— START OF Entries —

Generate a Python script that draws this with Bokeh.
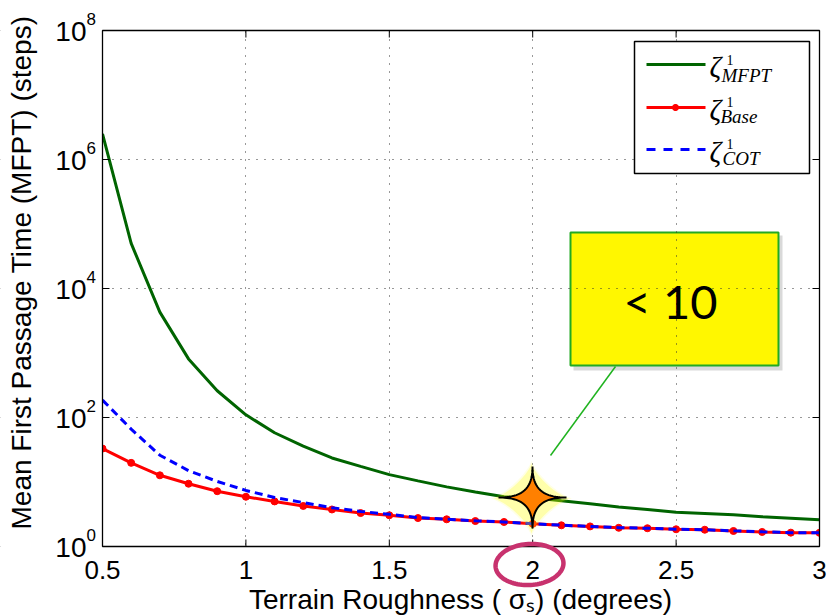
import math
from bokeh.plotting import figure
from bokeh.models import (Range1d, FixedTicker, Label, BoxAnnotation, PolyAnnotation, Arrow)
from bokeh.embed import file_html
from bokeh.resources import INLINE

# ---------------- data ----------------
roughness = [0.5, 0.6, 0.7, 0.8, 0.9, 1.0, 1.1, 1.2, 1.3, 1.4, 1.5, 1.6, 1.7,
             1.8, 1.9, 2.0, 2.1, 2.2, 2.3, 2.4, 2.5, 2.6, 2.7, 2.8, 2.9, 3.0]
mfpt_zeta = [2.5e6, 5.0e4, 4.3e3, 8.1e2, 2.6e2, 110, 58, 36, 23.6, 17.5, 13.0, 10.4, 8.4,
             7.0, 5.9, 5.7, 5.1, 4.6, 4.1, 3.75, 3.4, 3.25, 3.1, 2.9, 2.75, 2.6]
base_zeta = [33, 19.8, 12.7, 9.4, 7.2, 5.9, 5.0, 4.25, 3.75, 3.3, 3.05, 2.76, 2.64,
             2.48, 2.4, 2.25, 2.13, 2.05, 1.95, 1.92, 1.85, 1.82, 1.74, 1.68, 1.64, 1.63]
cot_zeta = [186, 66, 26, 15, 10.2, 7.4, 5.75, 4.8, 4.0, 3.5, 3.15, 2.8, 2.66,
            2.5, 2.4, 2.26, 2.14, 2.05, 1.96, 1.92, 1.85, 1.82, 1.75, 1.69, 1.64, 1.63]

x_limits = [0.5, 3.0]
y_limits = [1.0, 1e8]
x_ticks = [0.5, 1.0, 1.5, 2.0, 2.5, 3.0]
x_tick_labels = ["0.5", "1", "1.5", "2", "2.5", "3"]
y_ticks = [1, 1e2, 1e4, 1e6, 1e8]
y_tick_base = "10"
y_tick_exponents = ["0", "2", "4", "6", "8"]
x_title = "Terrain Roughness ( σₛ) (degrees)"
y_title = "Mean First Passage Time (MFPT) (steps)"
series_symbol = "ζ"
series_superscript = "1"
series_subscripts = ["MFPT", "Base", "COT"]
series_colors = ["#006400", "#ff0000", "#0000ff"]
callout_text = "< 10"

# ---------------- layout (canvas pixels) ----------------
W, H = 827, 616
PL, PR, PT, PB = 102, 819, 30, 546   # plot box edges
kx = (PR - PL) / (x_limits[1] - x_limits[0])                  # px per x unit
ky = (PB - PT) / math.log10(y_limits[1] / y_limits[0])        # px per decade
x_range = Range1d(x_limits[0] - PL / kx, x_limits[1] + (W - PR) / kx)
y_range = Range1d(y_limits[0] * 10 ** (-(H - PB) / ky), y_limits[1] * 10 ** (PT / ky))


def sx(X):
    return X


def sy(Y):
    return H - Y


p = figure(width=W, height=H, x_range=x_range, y_range=y_range, y_axis_type="log",
           x_axis_location=None, y_axis_location=None, output_backend="svg",
           toolbar_location=None, min_border=0, min_border_left=0, min_border_right=0,
           min_border_top=0, min_border_bottom=0, outline_line_color=None,
           background_fill_color="white", border_fill_color="white")

FONT = "Liberation Sans"

# grid
p.xgrid.ticker = FixedTicker(ticks=x_ticks)
p.ygrid.ticker = FixedTicker(ticks=y_ticks)
for g in (p.xgrid[0], p.ygrid[0]):
    g.grid_line_color = "#333333"
    g.grid_line_dash = "1 7"
    g.grid_line_width = 1
    g.minor_grid_line_color = None

# ---------------- callout box (behind grid) ----------------
p.add_layout(BoxAnnotation(left=sx(573), right=sx(782), top=sy(235), bottom=sy(370),
                           left_units="screen", right_units="screen", top_units="screen",
                           bottom_units="screen", fill_color="black", fill_alpha=0.15,
                           line_color=None, level="image"))
p.add_layout(BoxAnnotation(left=sx(570), right=sx(778), top=sy(232), bottom=sy(365),
                           left_units="screen", right_units="screen", top_units="screen",
                           bottom_units="screen", fill_color="#fff700", fill_alpha=1,
                           line_color="#22aa22", line_alpha=1, line_width=2, level="image"))

# ---------------- data lines ----------------
g_r = p.line(roughness, mfpt_zeta, line_color=series_colors[0], line_width=3)
b_r = p.line(roughness, base_zeta, line_color=series_colors[1], line_width=3)
b_s = p.scatter(roughness, base_zeta, size=7, color=series_colors[1])
c_r = p.line(roughness, cot_zeta, line_color=series_colors[2], line_width=3, line_dash="8 5")

# ---------------- axes box, ticks (inward) ----------------
tick_len = 7
up = 10 ** (tick_len / ky)
p.segment(x0=x_ticks, y0=[y_limits[0]] * len(x_ticks), x1=x_ticks,
          y1=[y_limits[0] * up] * len(x_ticks), line_color="black", line_width=1)
p.segment(x0=x_ticks, y0=[y_limits[1]] * len(x_ticks), x1=x_ticks,
          y1=[y_limits[1] / up] * len(x_ticks), line_color="black", line_width=1)
p.segment(x0=[x_limits[0]] * len(y_ticks), y0=y_ticks,
          x1=[x_limits[0] + tick_len / kx] * len(y_ticks), y1=y_ticks,
          line_color="black", line_width=1)
p.segment(x0=[x_limits[1]] * len(y_ticks), y0=y_ticks,
          x1=[x_limits[1] - tick_len / kx] * len(y_ticks), y1=y_ticks,
          line_color="black", line_width=1)

# white margins outside the plot box (hide grid there)
for kw in (dict(bottom=sy(PT)), dict(top=sy(PB)), dict(right=sx(PL)), dict(left=sx(PR))):
    units = {k + "_units": "screen" for k in kw}
    p.add_layout(BoxAnnotation(fill_color="white", fill_alpha=1, line_color=None,
                               **kw, **units))
p.add_layout(BoxAnnotation(left=sx(PL), right=sx(PR), top=sy(PT), bottom=sy(PB),
                           left_units="screen", right_units="screen", top_units="screen",
                           bottom_units="screen", fill_color=None, line_color="black",
                           line_alpha=1, line_width=1.3))

# tick labels
for t, lab in zip(x_ticks, x_tick_labels):
    p.add_layout(Label(x=t, y=sy(569), x_units="data", y_units="screen", text=lab,
                       text_font=FONT, text_font_size="26px", text_align="center",
                       text_baseline="middle", text_color="black"))
for t, ex in zip(y_ticks, y_tick_exponents):
    p.add_layout(Label(x=sx(86), y=t, x_units="screen", y_units="data", y_offset=-1,
                       text=y_tick_base, text_font=FONT, text_font_size="28px",
                       text_align="right", text_baseline="middle", text_color="black"))
    p.add_layout(Label(x=sx(86), y=t, x_units="screen", y_units="data", y_offset=12,
                       text=ex, text_font=FONT, text_font_size="17px",
                       text_align="left", text_baseline="middle", text_color="black"))

# axis titles
p.add_layout(Label(x=sx(460), y=sy(599), x_units="screen", y_units="screen", text=x_title,
                   text_font=FONT, text_font_size="28px", text_align="center",
                   text_baseline="middle", text_color="black"))
p.add_layout(Label(x=sx(21), y=sy(272), x_units="screen", y_units="screen", text=y_title,
                   angle=math.pi / 2, text_font=FONT, text_font_size="28px",
                   text_align="center", text_baseline="middle", text_color="black"))

# ---------------- legend (drawn by hand for the math labels) ----------------
p.add_layout(BoxAnnotation(left=sx(634), right=sx(809), top=sy(41), bottom=sy(173),
                           left_units="screen", right_units="screen", top_units="screen",
                           bottom_units="screen", fill_color="white", fill_alpha=1,
                           line_color="black", line_alpha=1, line_width=1.5))
row_mid = [64, 107, 149]
sub_mid = [75, 116, 158]
sup_mid = [59, 101, 143]
sub_x = [721, 720, 722]
dashes = ["solid", "solid", "9 8"]
for i, sub in enumerate(series_subscripts):
    p.add_layout(Arrow(end=None, x_start=sx(646), y_start=sy(row_mid[i]), x_end=sx(705),
                       y_end=sy(row_mid[i]), start_units="screen", end_units="screen",
                       line_color=series_colors[i], line_width=3, line_dash=dashes[i]))
    p.add_layout(Label(x=sx(709), y=sy(row_mid[i] + 2), x_units="screen", y_units="screen",
                       text=series_symbol, text_font="Liberation Serif",
                       text_font_style="italic", text_font_size="29px",
                       text_baseline="middle", text_align="left", text_color="black"))
    p.add_layout(Label(x=sx(726), y=sy(sup_mid[i]), x_units="screen", y_units="screen",
                       text=series_superscript, text_font="Liberation Serif",
                       text_font_size="14px", text_baseline="middle",
                       text_align="left", text_color="black"))
    p.add_layout(Label(x=sx(sub_x[i]), y=sy(sub_mid[i]), x_units="screen", y_units="screen",
                       text=sub, text_font="Liberation Serif", text_font_style="italic",
                       text_font_size="19px", text_baseline="middle",
                       text_align="left", text_color="black"))


def ellipse_pts(cx, cy, rx, ry, n=72, tilt=0.0):
    xs, ys = [], []
    ct, st = math.cos(tilt), math.sin(tilt)
    for k in range(n):
        t = 2 * math.pi * k / n
        ex, ey = rx * math.cos(t), ry * math.sin(t)
        xs.append(sx(cx + ex * ct - ey * st))
        ys.append(sy(cy + ex * st + ey * ct))
    return xs, ys


dx, dy = ellipse_pts(675, 107, 3.5, 3.5)
p.add_layout(PolyAnnotation(xs=dx, ys=dy, xs_units="screen", ys_units="screen",
                            fill_color=series_colors[1], fill_alpha=1, line_color=None))

# ---------------- callout text / pointer ----------------
p.add_layout(Label(x=sx(670), y=sy(300), x_units="screen", y_units="screen", text=callout_text,
                   text_font="Lato", text_font_size="47px", text_align="center",
                   text_baseline="middle", text_color="black"))
p.add_layout(Arrow(end=None, x_start=sx(615), y_start=sy(366), x_end=sx(550), y_end=sy(455),
                   start_units="screen", end_units="screen", line_color="#1fb31f",
                   line_width=1.5))


def star(cx, cy, rx, ry, n=120, pw=4.0):
    xs, ys = [], []
    for k in range(n):
        t = 2 * math.pi * k / n
        c, s = math.cos(t), math.sin(t)
        xs.append(sx(cx + rx * math.copysign(abs(c) ** pw, c)))
        ys.append(sy(cy + ry * math.copysign(abs(s) ** pw, s)))
    return xs, ys


for grow, alpha in ((7, 0.10), (4, 0.25)):
    gx, gy = star(531, 498, 34 + grow, 31 + grow, pw=2.6)
    p.add_layout(PolyAnnotation(xs=gx, ys=gy, xs_units="screen", ys_units="screen",
                                fill_color="#ffff00", fill_alpha=alpha, line_color=None))
stx, sty = star(532, 497, 34, 31, pw=4.2)
p.add_layout(PolyAnnotation(xs=stx, ys=sty, xs_units="screen", ys_units="screen",
                            fill_color="#ff8000", fill_alpha=1, line_color="black",
                            line_alpha=1, line_width=2))

# ---------------- highlight ring around the "2" tick label ----------------
rx_, ry_ = ellipse_pts(529, 564, 34, 20.5, n=96, tilt=-0.06)
p.add_layout(PolyAnnotation(xs=rx_, ys=ry_, xs_units="screen", ys_units="screen",
                            fill_color=None, line_color="#c8326e", line_alpha=1,
                            line_width=4.5))

open("out.html", "w").write(file_html(p, INLINE))
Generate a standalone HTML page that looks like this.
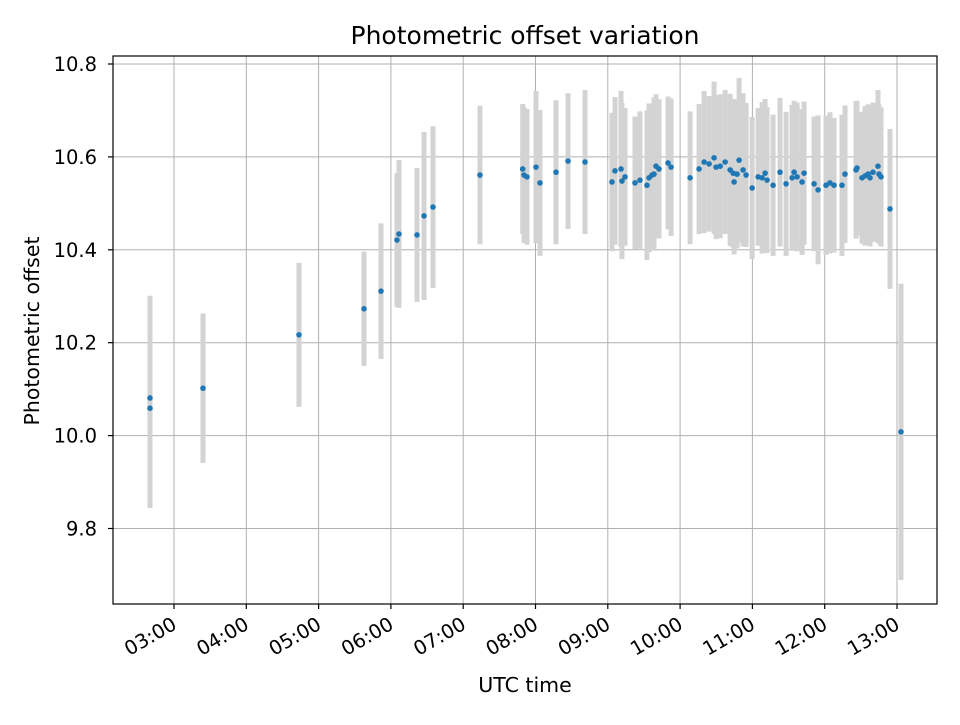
<!DOCTYPE html>
<html><head><meta charset="utf-8"><style>
body{margin:0;background:#fff}
svg text{font-family:"DejaVu Sans","Liberation Sans",sans-serif;fill:#000}
</style></head><body>
<svg id="chart" width="960" height="720" viewBox="0 0 960 720">
<rect width="960" height="720" fill="#fff"/>
<g id="grid"></g>
<g id="bars"></g>
<g id="pts"></g>
<rect x="113" y="56" width="824" height="548" fill="none" stroke="#000" stroke-width="1.2"/>
<g id="ticks"></g>
<text x="525" y="44" text-anchor="middle" font-size="25">Photometric offset variation</text>
<text x="525" y="692" text-anchor="middle" font-size="20.5">UTC time</text>
<text transform="translate(39,331) rotate(-90)" text-anchor="middle" font-size="20.5">Photometric offset</text>
</svg>
<script>
const times=[2.668,2.668,3.401,4.729,5.628,5.863,6.084,6.112,6.361,6.458,6.582,7.232,7.823,7.841,7.882,8.007,8.062,8.284,8.450,8.685,9.058,9.100,9.183,9.196,9.238,9.376,9.445,9.542,9.570,9.611,9.639,9.667,9.708,9.833,9.875,10.138,10.262,10.332,10.401,10.470,10.498,10.554,10.623,10.692,10.734,10.747,10.788,10.816,10.871,10.913,10.996,11.079,11.135,11.176,11.203,11.286,11.382,11.466,11.549,11.577,11.618,11.687,11.715,11.853,11.909,12.018,12.073,12.129,12.239,12.281,12.433,12.447,12.516,12.557,12.600,12.627,12.668,12.737,12.751,12.779,12.903,13.055];
const offsets=[10.081,10.059,10.102,10.217,10.273,10.311,10.421,10.434,10.432,10.473,10.492,10.561,10.574,10.561,10.557,10.578,10.544,10.567,10.591,10.589,10.546,10.570,10.574,10.548,10.557,10.544,10.550,10.539,10.555,10.561,10.563,10.580,10.574,10.587,10.578,10.555,10.574,10.589,10.585,10.598,10.578,10.580,10.589,10.572,10.565,10.546,10.563,10.593,10.572,10.561,10.533,10.557,10.555,10.565,10.550,10.539,10.567,10.542,10.555,10.567,10.557,10.546,10.565,10.542,10.529,10.539,10.544,10.539,10.539,10.563,10.572,10.576,10.555,10.559,10.563,10.555,10.567,10.580,10.563,10.557,10.488,10.008];
const errors=[0.220,0.215,0.161,0.155,0.123,0.146,0.144,0.159,0.144,0.181,0.174,0.149,0.140,0.146,0.146,0.164,0.157,0.155,0.146,0.155,0.149,0.159,0.168,0.168,0.148,0.143,0.148,0.161,0.160,0.150,0.165,0.155,0.150,0.143,0.148,0.143,0.140,0.153,0.146,0.164,0.155,0.155,0.155,0.164,0.160,0.156,0.160,0.177,0.165,0.155,0.153,0.148,0.163,0.160,0.157,0.152,0.160,0.155,0.157,0.154,0.160,0.157,0.154,0.145,0.160,0.150,0.152,0.145,0.152,0.148,0.148,0.145,0.142,0.150,0.150,0.148,0.150,0.164,0.150,0.150,0.172,0.319];
const xTickHours=[3,4,5,6,7,8,9,10,11,12,13];
const xTickLabels=["03:00","04:00","05:00","06:00","07:00","08:00","09:00","10:00","11:00","12:00","13:00"];
const yTicks=[9.8,10.0,10.2,10.4,10.6,10.8];
const yTickLabels=["9.8","10.0","10.2","10.4","10.6","10.8"];

const NS="http://www.w3.org/2000/svg";
const X0=113,X1=937,Y0=56,Y1=604;
function xs(h){return 174+(h-3)*72.3;}
function ys(v){return 64+(10.8-v)*464.5;}
function mk(tag,attrs,parent){const e=document.createElementNS(NS,tag);for(const k in attrs)e.setAttribute(k,attrs[k]);parent.appendChild(e);return e;}
const grid=document.getElementById('grid'),ticks=document.getElementById('ticks');
const bars=document.getElementById('bars'),pts=document.getElementById('pts');
xTickHours.forEach((h,i)=>{
  const x=xs(h);
  const g=mk('line',{x1:x,x2:x,y1:Y0,y2:Y1,stroke:'#b0b0b0','stroke-width':1},grid);
  
  
  const t=mk('line',{x1:x,x2:x,y1:Y1,y2:Y1+5,stroke:'#000','stroke-width':1.2},ticks);
  
  
  const l=mk('text',{transform:`translate(${x+4},${Y1+24}) rotate(-30)`,'text-anchor':'end','font-size':19.5},ticks);
  l.textContent=xTickLabels[i];
  
  
});
yTicks.forEach((v,i)=>{
  const y=ys(v);
  const g=mk('line',{x1:X0,x2:X1,y1:y,y2:y,stroke:'#b0b0b0','stroke-width':1},grid);
  
  
  const t=mk('line',{x1:X0-5,x2:X0,y1:y,y2:y,stroke:'#000','stroke-width':1.2},ticks);
  
  
  const l=mk('text',{x:X0-16,y:y+7,'text-anchor':'end','font-size':19.5},ticks);
  l.textContent=yTickLabels[i];
  
  
});
times.forEach((h,i)=>{
  const x=xs(h);
  const b=mk('line',{x1:x,x2:x,y1:ys(offsets[i]+errors[i]),y2:ys(offsets[i]-errors[i]),stroke:'#d3d3d3','stroke-width':5},bars);
  
  
  const p=mk('circle',{cx:x,cy:ys(offsets[i]),r:2.8,fill:'#1f77b4'},pts);
  
  
});
</script>
</body></html>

— END OF Entries —

Only lines belong in the copy: transcribe those from the start of the data through the line that contains "from bokeh.resources import INLINE", and skip the pictures.

Generate a Python script that draws this with Bokeh.
import math
from bokeh.plotting import figure
from bokeh.models import (Range1d, FixedTicker, Label, BoxAnnotation, PolyAnnotation, Arrow)
from bokeh.embed import file_html
from bokeh.resources import INLINE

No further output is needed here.